Micaela Burrow on September 27, 2022
China may be reining in its trillion-dollar investment initiative, aimed at spreading Chinese influence across the global south, The Wall Street Journal reported Monday.
Under the Belt and Road Initiative (BRI), Chinese authorities have pressured banks to give out loans with generous conditions to poorer countries mostly for infrastructure projects that help cement ties between China and participating nations, the WSJ reported. Now policymakers are deliberating a “Belt and Road 2.0” that would implement more stringent conditions for new projects amid growing risk of default by the recipient countries, people involved in the policymaking told the WSJ.
“China is attempting a course correction,” Weifeng Zhong, a senior research fellow who tracks Chinese government propaganda at George Mason University, told the WSJ.
In 2010, before China rolled out the BRI, countries that could be considered in financial distress held just 5% of Chinese loans, according to research from economists Sebastian Horn, Carmen Reinhart and Christoph Trebesch, the WSJ reported. Today, up to 60% of Chinese debt is in the hands of economically burdened countries.
For example, Sri Lanka’s economic collapse and default this summer jeopardized China’s ability to recover that debt, and the small island country is working with the International Monetary Fund on a restructuring agreement, Reuters reported. China holds about $5 billion in Sri Lankan debt.
Economists said China’s position as a financier may have contributed to Sri Lanka’s downfall, according to the WSJ.
As the global economy cools down, China has lost tens of billions in loan repayments and seen infrastructure projects fall through, the WSJ reported.

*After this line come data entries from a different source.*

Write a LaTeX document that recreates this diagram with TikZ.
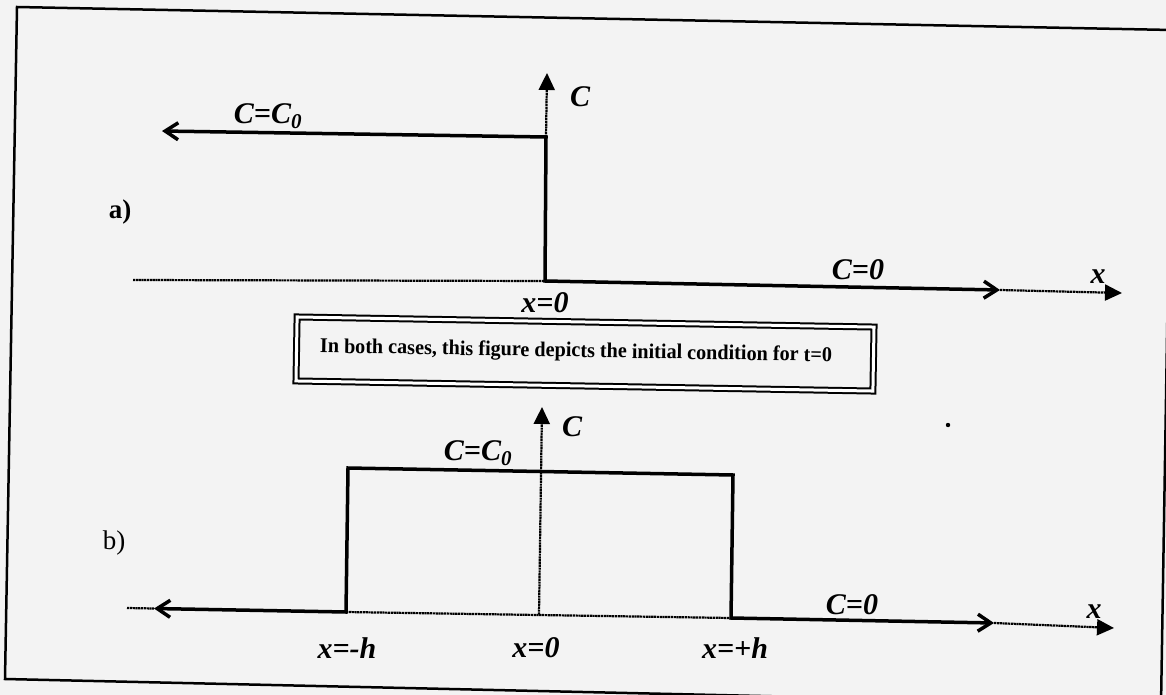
\documentclass[tikz,border=0pt]{standalone}
\usepackage{fontspec}
\usepackage{graphicx}
\setmainfont{Liberation Serif}
\usetikzlibrary{arrows.meta}
\definecolor{bg}{RGB}{243,243,243}
\begin{document}
\begin{tikzpicture}[x=1pt,y=-1pt,
  thk/.style={line width=3.5pt, line join=miter},
  thn/.style={line width=2.2pt, dash pattern=on 2.2pt off 0.6pt},
  barbs/.style={{Straight Barb[length=13pt,width=17pt]}-{Straight Barb[length=13pt,width=17pt]}},
  tri/.style={-{Triangle[length=17pt,width=16pt]}},
  lbl/.style={font=\fontsize{30}{36}\selectfont\bfseries\itshape, inner sep=0pt},
  tag/.style={font=\fontsize{27}{30}\selectfont, inner sep=0pt},
  framestyle/.style={line width=2.5pt}
]
\useasboundingbox (0,0) rectangle (1166,695);
\fill[bg] (0,0) rectangle (1166,695);

% outer frame (slightly skewed like the scan)
\coordinate (f1) at (17,7);
\coordinate (f2) at (1172,30);
\coordinate (f3) at (1161,705);
\coordinate (f4) at (5,679);
\draw[framestyle] (f1) -- (f2) -- (f3) -- (f4) -- cycle;

% ---------- a) ----------
\coordinate (aL) at (133,280);
\coordinate (aO) at (545,281);
\coordinate (aR) at (1000,290);
\coordinate (aE) at (1122,293);
\coordinate (aK) at (546,137);
\coordinate (aT) at (547,73);
\coordinate (aW) at (162,131);

\draw[thn] (aL) -- (aO);
\draw[thn,tri] (aR) -- (aE);
\draw[thn,tri] (aK) -- (aT);
\draw[thk,barbs] (aW) -- (aK) -- (aO) -- (aR);

\node[lbl] (aC0) at (268,116) {C=C\textsubscript{0}};
\node[lbl] (aClab) at (580,97) {C};
\node[tag,font=\fontsize{27}{30}\selectfont\bfseries] (atag) at (120,212) {a)};
\node[lbl] (ax0) at (545,303) {x=0};
\node[lbl] (aCz) at (858,270) {C=0};
\node[lbl] (axl) at (1098,277) {x};

% ---------- caption box ----------
\node[draw, double, line width=2pt, double distance=3pt, minimum width=577pt,
      minimum height=64pt, rotate=-1, inner sep=0pt] (capbox) at (585,354) {};
\node[rotate=-1, inner sep=0pt, font=\fontsize{21}{24}\selectfont\bfseries] (captext) at (576,352)
  {\resizebox{512pt}{\height}{In both cases, this figure depicts the initial condition for t=0}};

% ---------- b) ----------
\coordinate (bS) at (127,608);
\coordinate (bW) at (154,608.5);
\coordinate (bA) at (346,612);
\coordinate (bB) at (348,468);
\coordinate (bC) at (733,475);
\coordinate (bD) at (731,618);
\coordinate (bE) at (994,623);
\coordinate (bF) at (1114,628);
\coordinate (bO) at (539,614.5);
\coordinate (bT) at (542,407);

\draw[thn] (bS) -- (bW);
\draw[thn] (bA) -- (bD);
\draw[thn,tri] (bE) -- (bF);
\draw[thn,tri] (bO) -- (bT);
\draw[thk,barbs] (bW) -- (bA) -- (bB) -- (bC) -- (bD) -- (bE);

\node[lbl] (bC0) at (478,453) {C=C\textsubscript{0}};
\node[lbl] (bClab) at (572,427) {C};
\node[tag] (btag) at (114,543) {b)};
\node[lbl] (bxm) at (347,648) {x=-h};
\node[lbl] (bx0) at (536,648) {x=0};
\node[lbl] (bxp) at (735,648) {x=+h};
\node[lbl] (bCz) at (852,605) {C=0};
\node[lbl] (bxl) at (1094,612) {x};

% small speck visible in the scan
\fill (948,425) circle (2.2pt);
\end{tikzpicture}
\end{document}
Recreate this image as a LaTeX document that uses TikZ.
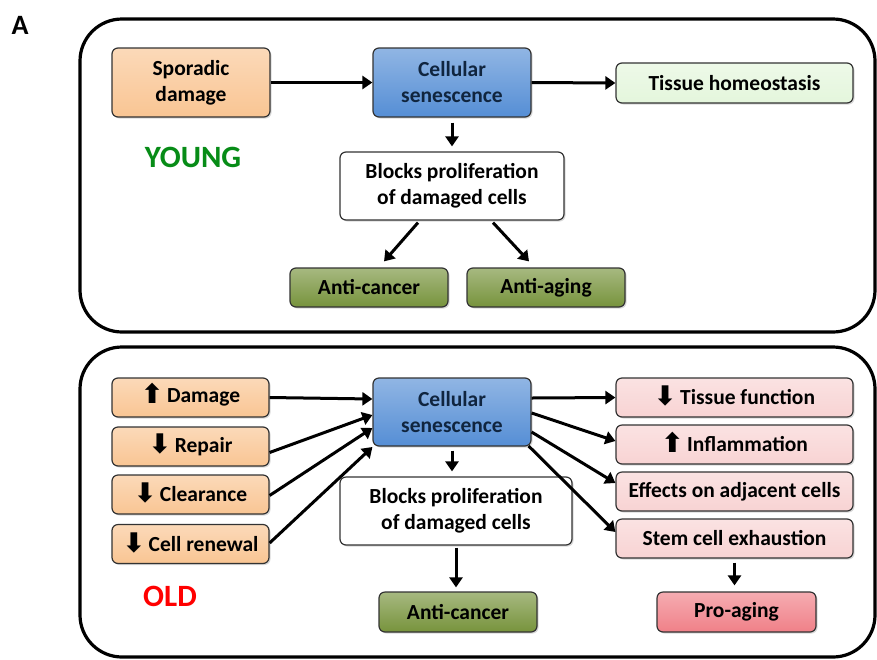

Chinese President Xi Jinping told senior officials in November the project had grown “increasingly complex” and required a more cautious approach to investment and vetting of potential projects.
China’s Foreign Ministry told the WSJ “we will work with the international community to promote high-quality development of Belt and Road cooperation.”
One way China has already changed its BRI policy is by opening up to international institutions, such as the Paris Club of major sovereign creditors like the U.S., to help resolve debt crises, the WSJ reported.
Chinese banks will have to take losses, the WSJ reported, amid an ongoing banking crisis. Xi’s immovable stance on “Zero Covid” has also stifled post-pandemic recovery, with the country seeing growth far below its target of 5.5% for 2022.
BRI investments fell by roughly half after the onset of the COVID-19 pandemic and have remained steady since, according to the Green Belt and Road Initiative Center.
Wang Xiaolong, director-general of the Chinese Foreign Ministry’s economics division, said economic strains following COVID-19 had negatively influenced 50% to 60% of BRI projects, Hindustan Times reported in 2021.
The BRI has received widespread criticism for its allegedly exploitative practices since launching in 2013. Chinese state-operated companies typically own the infrastructure projects in developing countries, importing Chinese labor while saddling host countries with predatory debt.
Western observers call the phenomenon “debt-trap diplomacy,” spurring an attempt from the West to provide alternatives to BRI.
At G20 trade/investment/industry ministerial, UNIDO’s Müller calls on G7 & G20 to meet 0.7% development aid target. “Global trade must be fair & sustainable. We must implement global minimum social & environmental standards.” pic.twitter.com/oisRnNiUFm
— UNIDO (@UNIDO) September 22, 2022
The Chinese Foreign Ministry did not immediately respond to the Daily Caller News Foundation’s request for comment.